To find out more about Sakurajima this time we spoke to our friend Shiba Hikari, an illustrator and Co-ordinator for International Relations at the Sakurajima Kinko-wan Geopark. Find out how Hikari travelled to the UK to study art and design, how she started her career as an illustrator, and how she now works with other Geoparks globally on conservation, education, and sustainable development.
Art School in the UK
Hikari moved to the UK as a young girl due to her father’s job. She recalls, “When I was a child, my dream was to be an artist. When I was six years old, I went to the UK because of my father’s job. I wanted to go back to England after I left school, so I decided to go to Art School in London. After graduating from art school I came back to Kagoshima.”

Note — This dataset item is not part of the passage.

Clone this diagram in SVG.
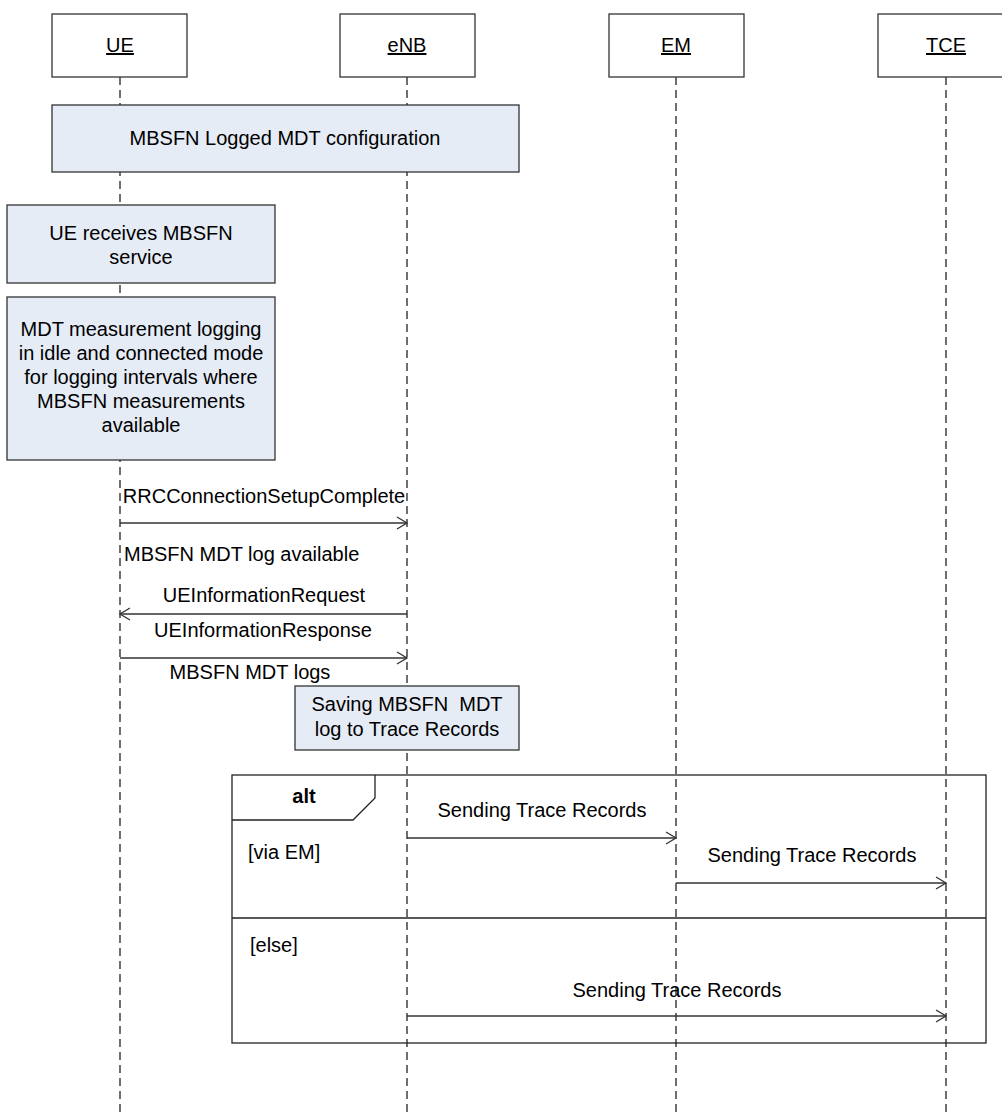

Hikari’s artwork focuses on marine life, particularly fish from the Kagoshima area. She has been commissioned to paint the wall of the restaurant at Kagoshima Aquarium, create illustrations for Kagoshima City, and also private work for many local businesses as well.
Sakurajima Kinko-wan Geopark
Sakurajima is located in a Japan Geopark. A Geopark is a protected area with internationally significant geology within which sustainable development is sought. This includes tourism, conservation, education and research concerning not just geology but other relevant sciences.
Hikari says, “There are lots of Geoparks around the world, and my role is to communicate
and exchange ideas between Japan and other countries. I attend international conferences
and we share ideas about how to develop each Geopark.”